I returned to my friend in the bar and we decided to move on down The Boulevard of Broken Dreams. As we walked I told her my tale of victory. She laughed. It was invigorating to see my old friend again.
The next bar we visited was basically empty, which filled me with sadness because it used to be the MOST hoppin’ place on The Boulevard of Broken Dreams. We sat down at the bar, at an angle from two fellas on the other side. We ordered crap beers and then began talking. I knew it was only a matter of time before we started talking to those guys. Simple math, actually, two single guys, buzzed, two single gals, buzzed, close to the end of the night in an empty bar. I believe that is what they call Addition in elementary schools all across the nation.
Soon enough, they had moved over toward us, and I was happy to see that the tall blond burley fella was taking a liking to me. We were chatting about baseball, drinking beer, and flirt/groping just a bit. It was then that I suggested we take a walk. Of course, I checked in with Tracy before I did this to make sure I was not leaving her with a dude she was not stoked to be left with, and she seemed good with it, so out we went into the Midwestern summer night with nothing but our dreams and sex drives to guide us.
We eventually came to an alley/parking lot type thing and he lifted me up and sat me on top of an old Cadillac. It put me at just the right height so we could start making out easily, being eye to eye and whatnot. I wondered momentarily if he liked the way cock tasted, and thought of asking, but I figured that might kill the mood.
It was pretty hot. He was a great kisser, and he knew exactly how to pull my hair to give me the message that he was going to have me. I was incredibly surprised to see how quickly he went down on me. I mean, it was almost right away. Luckily, I was wearing a skirt so all he had to do was take off my panties..which I never found again, and work his magic. And it was pretty magical. After I came, he unbuttoned his pants. I made to give him my very best, but he said he wanted to fuck me. Of course I did not have my damn condoms with me, and he said he had none, but that he didn’t care.
I told him that I did, that I just got tested, I was clean and care free and did not want to worry about his cock being diseased. That was when he kinda got pissed at the insinuation. It was a bit of a tussle to be frank. I mean…not in a serious way..we grappled a bit, started making out again, groping each other, and in the end I did fuck him. Without a condom. Which freaked me out for about six months. I was at Planned Parenthood ever month or two after that getting tested for STDs.
I emerged unscathed, disease-wise, but this is one of those things that I have always prided myself on and in that moment, fell short. This could have easily ended badly in so many ways, and in the end, it ruined the experience for me. I mean, I could not really bask in the glow of great sex and a great sexual conquest due to the fact that I was worried I was going to, at any moment, find growths or start itching or what have you.
That being said, six months later, when I was sure I had not contracted a disease, I was more free to revel in the beauty of that night, but still, I had to wait six months to truly look back and enjoy it.

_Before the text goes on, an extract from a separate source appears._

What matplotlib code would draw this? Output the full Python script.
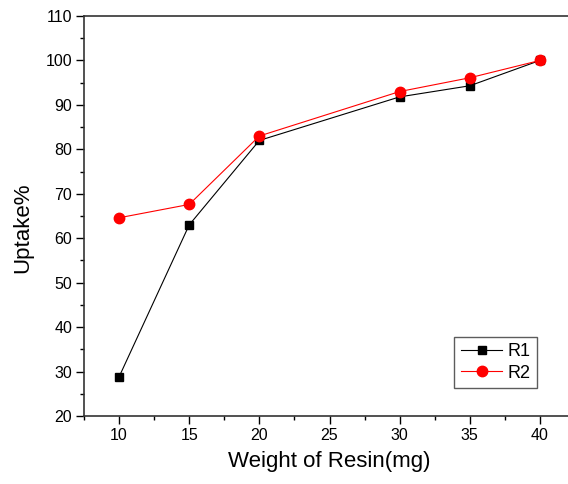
import matplotlib
matplotlib.use("Agg")
import matplotlib.pyplot as plt
from matplotlib.ticker import MultipleLocator

plt.rcParams['font.family'] = ['Liberation Sans', 'DejaVu Sans']

weight = [10, 15, 20, 30, 35, 40]
r1 = [28.8, 63.0, 82.0, 91.8, 94.3, 100.0]
r2 = [64.6, 67.6, 83.0, 93.0, 96.1, 100.0]

fig = plt.figure(figsize=(5.68, 4.84), dpi=100)
ax = fig.add_axes([84/568, 68/484, (575-84)/568, 400/484])

ax.plot(weight, r1, color='black', lw=0.8, marker='s', ms=6, label='R1')
ax.plot(weight, r2, color='red', lw=0.8, marker='o', ms=7.5, label='R2')

ax.set_xlim(7.5, 42.5)
ax.set_ylim(20, 110)
ax.xaxis.set_major_locator(MultipleLocator(5))
ax.xaxis.set_minor_locator(MultipleLocator(2.5))
ax.yaxis.set_major_locator(MultipleLocator(10))
ax.yaxis.set_minor_locator(MultipleLocator(5))
ax.tick_params(which='major', direction='out', length=5.5, width=1, labelsize=11.5,
               top=False, right=False, pad=3)
ax.tick_params(which='minor', direction='out', length=3, width=1, top=False, right=False)
for s in ax.spines.values():
    s.set_linewidth(1.2)
    s.set_color('#333333')

ax.set_xlabel('Weight of Resin(mg)', fontsize=16, labelpad=6)
ax.set_ylabel('Uptake%', fontsize=16)
ax.yaxis.set_label_coords((33-84)/491, (416-228)/400)

leg = ax.legend(loc='lower right', bbox_to_anchor=((537-84)/491, (416-388)/400), fontsize=13,
                frameon=True, fancybox=False, edgecolor='#333333', handlelength=2.3,
                borderpad=0.35, labelspacing=0.25, handletextpad=0.3, borderaxespad=0)
leg.get_frame().set_linewidth(1.0)

fig.savefig('out.png', dpi=100)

That is a hell of a waiting period for a pleasurable experience to land.
This unpleasantness notwithstanding, this was what I would consider to be an epic victory. In both scenarios, I was able to boldly and confidently speak to people who I had as of that very moment, never laid eyes on. My evening turned out to be an adventure because I was willing to put myself out there.
It turned out to be a night I will never forget.